Founder Nils Johnson may be best known for his work as an angel investor, putting early cash into companies like Warby Parker and Everlane, but Beautylish is his very own bouncing baby. 24 months in, the site receives more than a million monthly uniques and has almost as many Twitter followers as beauty beast Sephora. Makeup artists active on the site include Billy B., who works with Lady Gaga.
Funding to date stands at just over $2 million, from investors like Ron Conway, Max Levchin, Steve Chen, and Jeremy Stoppelman.
Mr. Johnson said he had to wait to launch the money-making piece of the puzzle until he had built a community to drum up demand. “We recognized that there was a lot of groundwork we needed to lay before just launching a shop,” he explained to Betabeat.
“We decided to start around content and education as the first half of the business, to make that discovery piece a lot easier when you get down to the nitty gritty of product,” Mr. Johnson explained, elaborating, “Even if you find something in Sephora, you may not realize the ways that you can apply that–does it work as a blush, does it work on the lip, can you use it on eye. What products does it work best with? Is it right for me?”
“It’s really giving people a better understanding of that piece before we just move into like the product side of the business. That’s why we felt content was so important to build a successful company in this category.”
Beauty magazines have long been important arbiters of the discovery process. But, as anyone who’s ever spent a fruitless 30 minutes combing the shelves of Duane Reade for that one nail color can attest, actually purchasing the products featured is a different matter entirely.
“Think about where the magazines leave off,” he said. “You find something awesome, and now you have to go to page 254 and in fine print they’re saying, okay, go to Opening Ceremony on Howard Street to find it. And then you go to Opening Ceremony, and they’re like, no we don’t have that, because they shot the magazine three months ago and the item’s already gone.”
“It’s not a great experience,” he said. To say the least, sir.
There was a moment where the Beautylish team felt they could pursue either high-end advertising or ecommerce as a monetization model. But, explained Mr. Johnson, “it quickly became apparent to us that the products people love don’t necessarily have the money to spend on the ads.”
“We felt that it was best to be able to provide a great experience end-to-end from the content all the way to receiving the box,” he said.
“I think that there’s very few successful community sites today,” he said. There are social media sites putting up professional content, and community sites focusing on user-generated content, but “I don’t think there’s an example that’s really brought that together in a powerful way, and that’s really what we’re trying to do.”

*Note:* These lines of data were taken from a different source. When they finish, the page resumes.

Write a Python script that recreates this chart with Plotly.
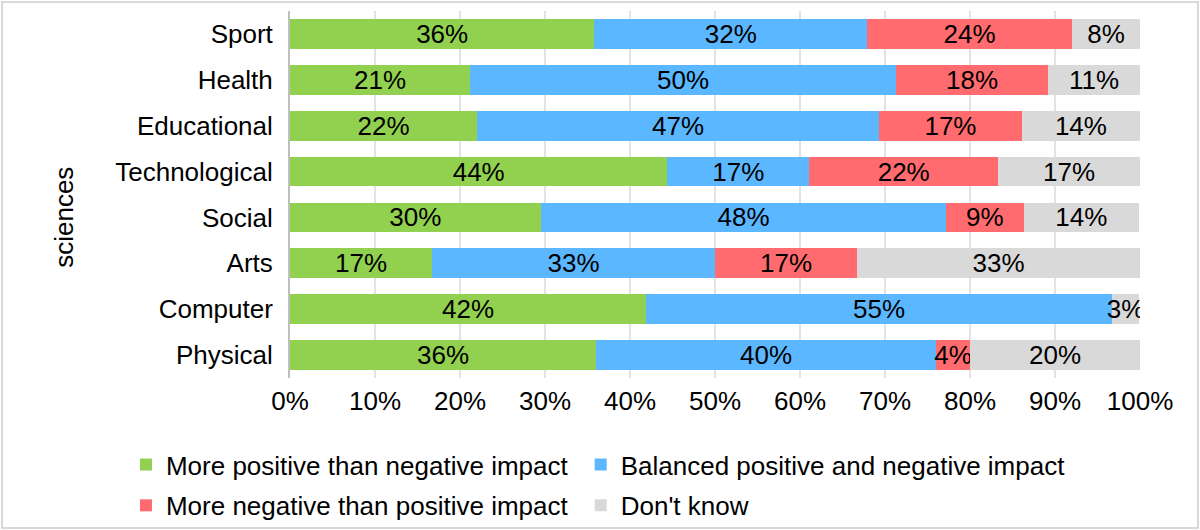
import plotly.graph_objects as go

categories = ['Sport', 'Health', 'Educational', 'Technological', 'Social', 'Arts', 'Computer', 'Physical']

more_positive = [35.8, 21.2, 22.0, 44.4, 29.5, 16.7, 41.9, 36.0]
balanced = [32.1, 50.1, 47.3, 16.7, 47.7, 33.3, 54.8, 40.0]
more_negative = [24.1, 17.9, 16.8, 22.2, 9.1, 16.7, None, 4.0]
dont_know = [8.0, 10.8, 13.9, 16.7, 13.6, 33.3, 3.2, 20.0]

series_names = ['More positive than negative impact', 'Balanced positive and negative impact',
                'More negative than positive impact', "Don't know"]
colors = ['#92D050', '#5BB7FF', '#FF6B6E', '#D9D9D9']
legend_ids = ['legend', 'legend2', 'legend', 'legend2']

FONT = 'Liberation Sans, Arial, sans-serif'
FS = 26

fig = go.Figure()
for name, vals, col, lg in zip(series_names, [more_positive, balanced, more_negative, dont_know],
                               colors, legend_ids):
    fig.add_trace(go.Bar(
        y=categories, x=vals, name=name, orientation='h',
        marker=dict(color=col, line=dict(width=0)),
        texttemplate='%{x:.0f}%', textposition='inside', insidetextanchor='middle',
        constraintext='none', textangle=0,
        insidetextfont=dict(color='black', size=FS, family=FONT),
        legend=lg, legendgroup=name,
        hoverinfo='skip'))

legend_style = dict(orientation='v', xanchor='left', y=-0.172, yanchor='top',
                    bgcolor='rgba(0,0,0,0)', tracegroupgap=4, traceorder='grouped',
                    font=dict(size=FS, color='black'))

fig.update_layout(
    barmode='stack', bargap=0.35,
    width=1200, height=530,
    margin=dict(l=290, r=60, t=11, b=152, autoexpand=False),
    plot_bgcolor='white', paper_bgcolor='white',
    font=dict(family=FONT, size=FS, color='black'),
    showlegend=True,
    legend=dict(x=-0.193, **legend_style),
    legend2=dict(x=0.342, **legend_style),
)
fig.update_xaxes(range=[0, 100], dtick=10, ticksuffix='%', showgrid=True,
                 gridcolor='#E3E3E3', gridwidth=1.5, zeroline=False, showline=False,
                 ticks='', ticklabelstandoff=5, fixedrange=True)
fig.update_yaxes(categoryorder='array', categoryarray=categories, autorange='reversed',
                 showline=True, linecolor='#BFBFBF', linewidth=2, showgrid=False,
                 ticks='', ticklabelstandoff=10, fixedrange=True)

# y axis title
fig.add_annotation(text='sciences', textangle=-90, xref='paper', yref='paper',
                   x=-0.266, y=0.439, xanchor='center', yanchor='middle',
                   showarrow=False, font=dict(size=FS))

# outer chart border
fig.add_shape(type='rect', xref='paper', yref='paper',
              x0=-288 / 850, x1=908 / 850, y0=-150 / 367, y1=376 / 367,
              line=dict(color='#D9D9D9', width=2), fillcolor='rgba(0,0,0,0)', layer='below')

fig.write_html('out.html', config={'displayModeBar': False},
               post_script="document.body.style.margin='0';")
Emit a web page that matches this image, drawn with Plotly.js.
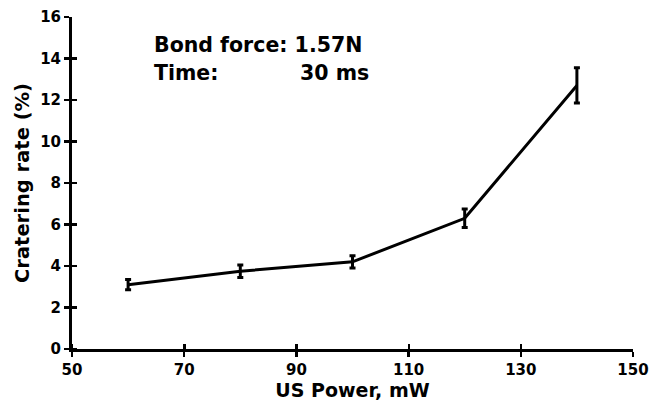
<!DOCTYPE html>
<html><head><meta charset="utf-8">
<script src="https://cdn.plot.ly/plotly-3.0.1.min.js"></script>
<style>html,body{margin:0;padding:0;background:#fff}#chart{width:649px;height:405px}</style>
</head><body><div id="chart"></div>
<script>
const power = [60, 80, 100, 120, 140];
const crateringRate = [3.1, 3.75, 4.2, 6.3, 12.7];
const errorSD = [0.25, 0.3, 0.3, 0.45, 0.85];
const xTicks = [50, 70, 90, 110, 130, 150];
const yTicks = [0, 2, 4, 6, 8, 10, 12, 14, 16];

const F = 'DejaVu Sans, sans-serif';
const trace = {
  x: power, y: crateringRate, type: 'scatter', mode: 'lines',
  line: {color: '#000', width: 3},
  error_y: {type: 'data', array: errorSD, visible: true, color: '#000', thickness: 3, width: 3},
  showlegend: false, cliponaxis: false
};
function axis(ticks, range, title, tsize, standoff) {
  return {
    range: range, tickmode: 'array', tickvals: ticks, ticktext: ticks.map(v => '<b>' + v + '</b>'),
    showgrid: false, zeroline: false, showline: true, linewidth: 3, linecolor: '#000',
    ticks: 'outside', ticklen: 5, tickwidth: 2.5, tickcolor: '#000',
    tickfont: {family: 'DejaVu Sans', size: 15, color: '#000', weight: 'bold'},
    minor: {tickmode: 'array', tickvals: ticks.map(v => v + (range[1] - range[0]) * 0.0004),
      ticks: 'inside', ticklen: 5, tickwidth: 2.5, tickcolor: '#000', showgrid: false},
    title: {text: '<b>' + title + '</b>', font: {family: F, size: tsize}, standoff: standoff}
  };
}
const layout = {
  width: 649, height: 405,
  margin: {l: 72, r: 16, t: 17, b: 56},
  paper_bgcolor: '#fff', plot_bgcolor: '#fff',
  font: {family: F, color: '#000'},
  xaxis: axis(xTicks, [50, 150], 'US Power, mW', 19, 1),
  yaxis: axis(yTicks, [0, 16], 'Cratering rate (%)', 19.5, 6),
  annotations: [
    {x: 64.26, y: 14.65, xref: 'x', yref: 'y', xanchor: 'left', yanchor: 'middle', showarrow: false,
     text: '<b>Bond force: 1.57N</b>', font: {family: F, size: 20.5}},
    {x: 64.26, y: 13.3, xref: 'x', yref: 'y', xanchor: 'left', yanchor: 'middle', showarrow: false,
     text: '<b>Time:</b>', font: {family: F, size: 20.5}},
    {x: 90.3, y: 13.3, xref: 'x', yref: 'y', xanchor: 'left', yanchor: 'middle', showarrow: false,
     text: '<b>30 ms</b>', font: {family: F, size: 20.5}}
  ]
};
Plotly.newPlot('chart', [trace], layout, {staticPlot: true});
</script></body></html>
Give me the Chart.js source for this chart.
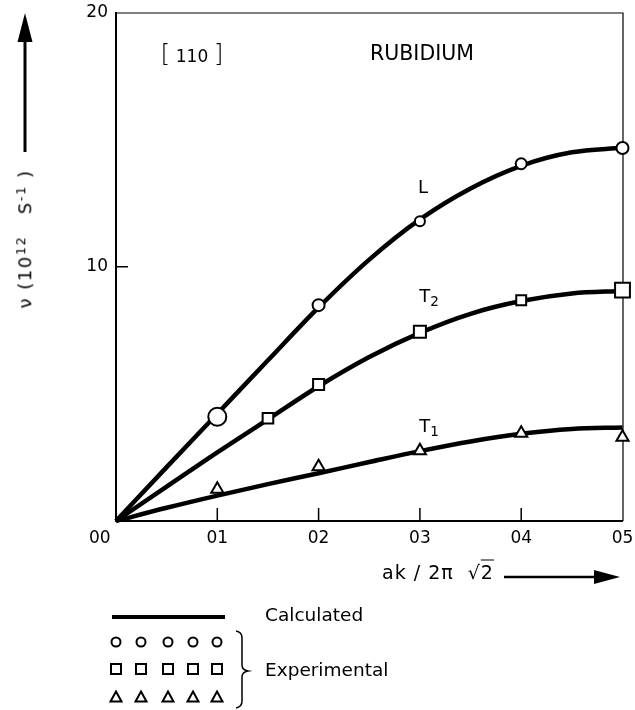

It’s a different model from the one that’s so in vogue right now–subscription services. While Birchbox, for example, tackles discovery through samples, Beautylish uses content. And that’s no accident. “To charge money for something that is free everywhere else, I question the ability to scale,” he said. The other problem, he added, is that beauty buyers tend to be loyal to particular brands. “If people don’t have the things that you want, you’re not interested.”
“Just putting 20 random things in your hand and saying, hey, try all these things–if you have no context for the use of those or why you’d be looking for them in the first place, I don’t think it’s a very effective way to sell,” he said.
“Although they have garnered a lot of attention, you can look at our numbers, we’re probably significantly larger in terms of traffic and social following,” he claimed.